BitTorrent Gets $8.75 Million Backing

BitTorrent, the peer-to-peer technology that has become one of the most popular methods for sharing files, has landed $8.75 million in funding, according to reports. Venture capitalist firm DCM-Doll provided the cash infusion and intends to bring BitTorrent to Hollywood's doorstep.

But whether BitTorrent can shed its pirate image and appeal to content owners remains to be seen. The technology is currently used almost exclusively for the illegal distribution of copyrighted material by end users. Recent statistics have estimated that 33 percent of P2P traffic is attributable to BitTorrent.

BitTorrent itself is not the culprit, however. It is simply a communication protocol that facilitates efficient distribution of very large files. On the flipside, it is not uncommon for those particular files to be copyrighted music, movies or television shows.

This spring, the entertainment industry joined federal agencies in cracking down on illicit file sharing occurring on Web sites used as "trackers" to aggregate BitTorrent files. Shortly thereafter, BitTorrent debuted an online search and decentralized client that eliminates the need for such trackers.

At the time, BitTorrent offered the following statement on its Web site: "BitTorrent gives you the same freedom to publish previously enjoyed by only a select few with special equipment and lots of money."

Still, BitTorrent has found some legitimate uses - most notably helping to distribute Linux distributions from Red Hat and Mandriva, which are comprised of multiple 650MB CD images. And recently, BitTorrent COO Ashwin Navin has attempted to distance the company from any association with piracy.

"eDonkey and other P2P networks can have the entire piracy market because we're not interested in it at all," Navin said, explaining that, "BitTorrent was designed for people with popular content. It is inherently a bad tool for piracy, but it is an extremely elegant tool to make great content available on the Web."

Although BitTorrent has yet to publicly offer concrete plans on how it would market a legitimate service, some ideas have surfaced. For example, the company could help Hollywood studios distribute movies that must be purchased before they can be viewed, or enable independent filmmakers to share their work in return for advertising revenues.

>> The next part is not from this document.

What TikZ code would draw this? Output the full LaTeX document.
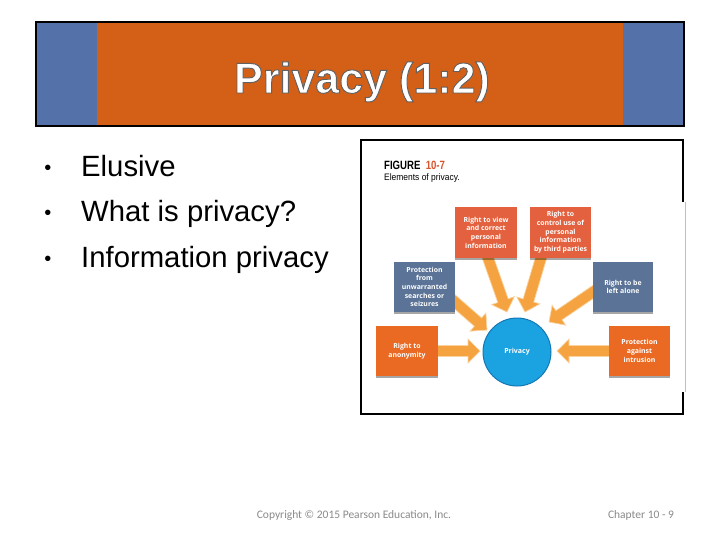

For the past five years, however, P2P companies have struggled with the near-impossible task of appealing to both content owners and consumers. The entertainment industry has long feared the entire concept of file trading, and consumers have balked at the notion they should share their limited upstream bandwidth for something that costs money.

Nonetheless, some industry watchers remain optimistic of BitTorrent's chances.

"The podcast start-ups of today are like Wine.com, while BitTorrent is Cisco of the digital content revolution," says technology pundit Om Malik. "It has actual technology that will help grow the open media. It has the technology that will help distribute the 'video content' next generation bloggers will create or whatever. It is infrastructure - and we know who makes all the money."